Hartz IV recipients are particularly affected by energy prices (household electricity), which they must pay themselves. "The household energy costs have increased by about 54 percent since 2005”. Hartz IV recipients have therefore suffered a high loss in their real purchasing power in the last decade.

Children are particularly affected. Nearly one in six children under 15 in Germany lived in a household dependent on Hartz IV benefits in 2015. In metropolitan areas or some parts of the former East Germany, the proportion of poor children is higher. In Berlin and Bremen, about every third child lives in families who receive Hartz IV benefits.

The children’s charity Deutsche Kinderhilfswerk had already criticized the increase in the standard rates for children this year as totally inadequate. “Two euros more for child benefit and a three euros increase for children in the Hartz IV rates are a mockery. Some three million children and adolescents [up to 18] in Germany affected by poverty are a disgrace for our country,” stressed Thomas Krüger, the president of Deutsche Kinderhilfswerk.

He also pointed to growing social inequality. “Due to the tax exemption for children, the monthly net tax relief for high earners is already much higher than child benefit.” Here, a gap of approximately 100 euros arises. “If we grant 2.94 euros daily for food and drink for a 5-year-old child under the Hartz IV payments and 19 cents for health care for a 13-year-old, this has nothing to do with a socio-cultural subsistence level,” said Krüger.

The pittance paid by the Hartz IV system has never secured the subsistence level in Germany which had been set relatively arbitrarily in 2005. The proviso was set to starve the unemployed, so that they would take on even the most poorly paid work. This not only aggravated the poverty of the unemployed, but also created a huge low-wage sector as a result. The minimum wage of €8.50 an hour (or €1,400 gross monthly) introduced in 2015 only eliminated some of the most blatant conditions of exploitation.

In 2010, the Supreme Court had declared the Hartz IV standard rates to be unconstitutional and called for a recalculation. The government re-calculated, and through various computational tricks arrived at rates that were not noticeably any higher.

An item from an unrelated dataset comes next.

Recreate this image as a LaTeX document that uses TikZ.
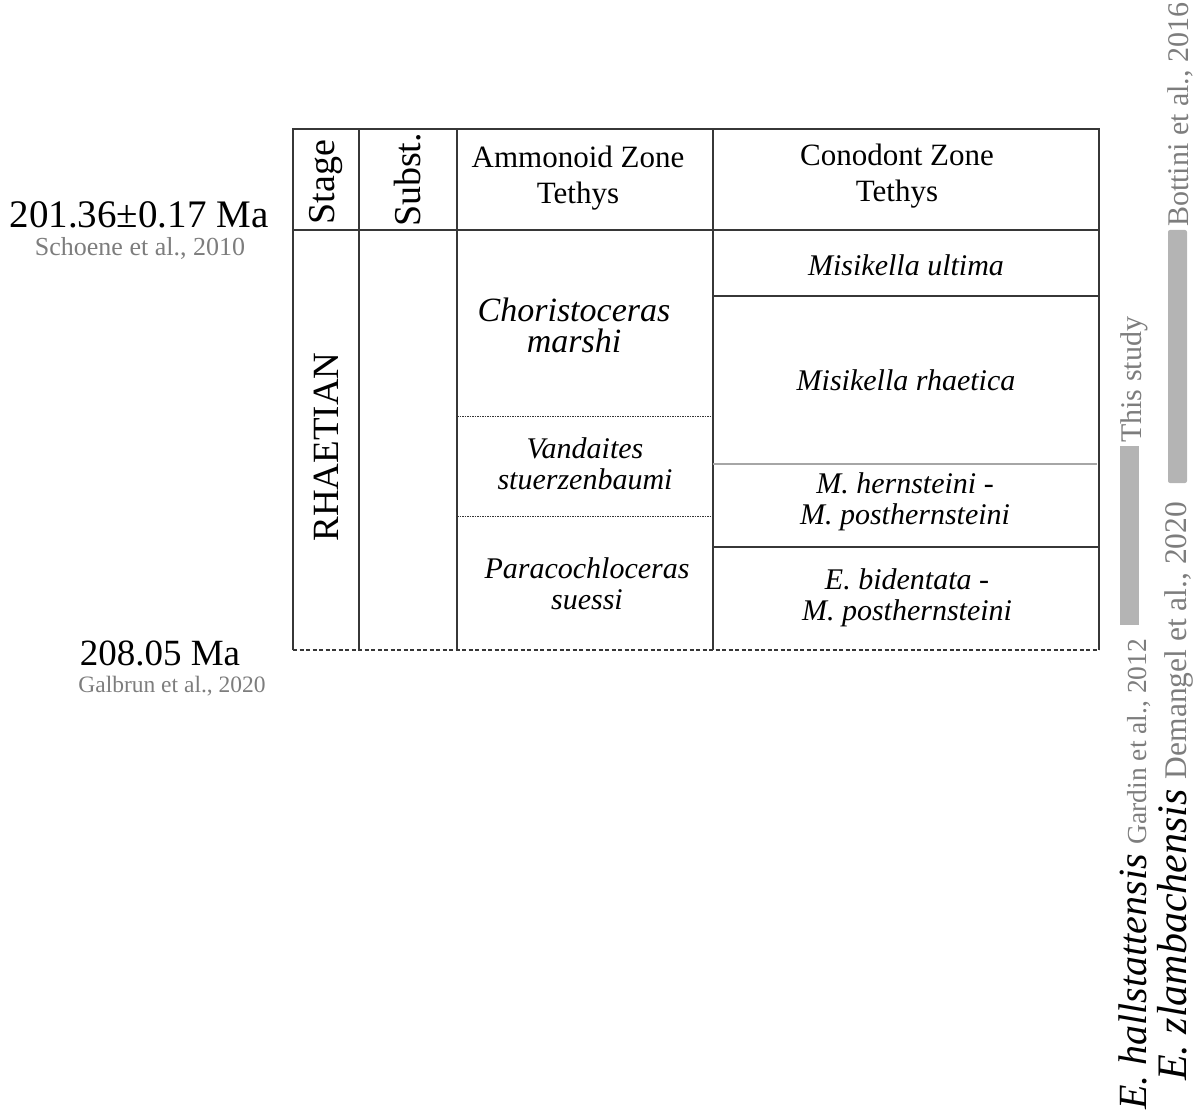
\documentclass[tikz,border=0pt]{standalone}
\usepackage{fontspec}
\setmainfont{Liberation Serif}
\usepackage{tikz}
\usetikzlibrary{positioning}
\definecolor{RuleGray}{RGB}{55,55,55}
\definecolor{CiteGray}{RGB}{125,125,125}
\definecolor{BarGray}{RGB}{180,180,180}

\begin{document}
\begin{tikzpicture}[x=1pt, y=-1pt,
    rule/.style={draw=RuleGray, line width=1.4pt},
    dotrule/.style={draw=RuleGray, line width=0.9pt, dash pattern=on 1.5pt off 1pt},
    baserule/.style={draw=RuleGray, line width=1.4pt, dash pattern=on 4pt off 2.5pt},
    head/.style={font=\fontsize{31}{36}\selectfont, align=center, inner sep=0pt},
    vhead/.style={font=\fontsize{38}{40}\selectfont, rotate=90, inner sep=0pt},
    zone/.style={font=\fontsize{30}{31}\selectfont\itshape, align=center, inner sep=0pt},
    agebox/.style={font=\fontsize{37}{40}\selectfont, anchor=base, inner sep=0pt},
    cite/.style={font=\fontsize{26}{28}\selectfont, text=CiteGray, anchor=base, inner sep=0pt},
    vcite/.style={font=\fontsize{30}{32}\selectfont, text=CiteGray, rotate=90, anchor=base west, inner sep=0pt},
    taxon/.style={rotate=90, anchor=base west, inner sep=0pt},
    bar/.style={fill=BarGray, draw=none}
]
    \useasboundingbox (0,0) rectangle (1194,1115);

    % table frame
    \draw[rule] (293,650) -- (293,129) -- (1099,129) -- (1099,650);
    \draw[rule] (293,230) -- (1099,230);
    \foreach \x in {359,457,713}
        \draw[rule] (\x,129) -- (\x,650);
    \draw[rule] (713,296) -- (1099,296);
    \draw[rule, draw=gray!70] (713,464) -- (1097,464);
    \draw[rule] (713,547) -- (1099,547);
    \draw[dotrule] (457,416) -- (710,416);
    \draw[dotrule] (457,516) -- (713,516);
    \draw[baserule] (293,650) -- (1099,650);

    % headers
    \node[vhead] (stage) at (326,182) {Stage};
    \node[vhead] (subst) at (408,180) {Subst.};
    \node[head] (ammhead) at (578,178) {Ammonoid Zone\\Tethys};
    \node[head] (conhead) at (897,176) {Conodont Zone\\Tethys};
    \node[vhead, font=\fontsize{37}{40}\selectfont] (rhaetian) at (326,447) {RHAETIAN};

    % ammonoid zones
    \node[zone, font=\fontsize{34}{31}\selectfont\itshape] (marshi) at (574,325) {Choristoceras\\marshi};
    \node[zone] (vandaites) at (585,464) {Vandaites\\stuerzenbaumi};
    \node[zone] (suessi) at (587,584) {Paracochloceras\\suessi};

    % conodont zones
    \node[zone] (ultima) at (906,265) {Misikella ultima};
    \node[zone] (rhaetica) at (906,380) {Misikella rhaetica};
    \node[zone] (hernsteini) at (905,502) {M. hernsteini -\\M. posthernsteini};
    \node[zone] (bidentata) at (907,598) {E. bidentata -\\M. posthernsteini};

    % ages
    \node[agebox, font=\fontsize{39}{40}\selectfont] (topage) at (139,228) {201.36±0.17 Ma};
    \node[cite] (schoene) at (140,256) {Schoene et al., 2010};
    \node[agebox] (baseage) at (160,665) {208.05 Ma};
    \node[cite, font=\fontsize{23.5}{26}\selectfont] (galbrun) at (172,692) {Galbrun et al., 2020};

    % ranges
    \fill[bar] (1120,446) rectangle (1139,625);
    \fill[bar, rounded corners=2pt] (1168,483) -- (1168,230) -- (1187,230) -- (1187,483) -- cycle;
    \node[vcite] (thisstudy) at (1141,443) {This study};
    \node[vcite] (bottini) at (1188,227) {Bottini et al., 2016};
    \node[taxon] (hall) at (1146,1110) {{\fontsize{40}{42}\selectfont\itshape E. hallstattensis}\hspace*{10pt}{\color{CiteGray}\fontsize{27.5}{30}\selectfont Gardin et al., 2012}};
    \node[taxon] (zlamb) at (1186,1081) {{\fontsize{42}{43}\selectfont\itshape E. zlambachensis}\hspace*{10pt}{\color{CiteGray}\fontsize{31.5}{34}\selectfont Demangel et al., 2020}};
\end{tikzpicture}
\end{document}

In July 2014, the Supreme Court subsequently ruled that the standard rate would “still” secure the subsistence level. However, it warned that as far as household electricity costs were concerned, the legislature must make an adjustment of the standard rates for short-term price increases. The government has not responded to this to date.

In the current increase in the standard rates, the government has again interpreted its own laws to the detriment of those in need. The recalculation must be carried out every five years, in each case based on the data of current income and expenditure. In between, 70 percent of the annual adjustment is determined by the “price history of relevant goods” and 30 percent according to the development of net wage increases over the previous year.

The standard rates for the period 2011 to 2015 used data from 2008 onwards. At the beginning of September 2015, the Federal Statistical Office published the new income and expenditure statistics for 2013. According to the Social Security Code, the government should have re-calculated the standard rates based on this new data. That did not happen. Once again, only the average increase was implemented.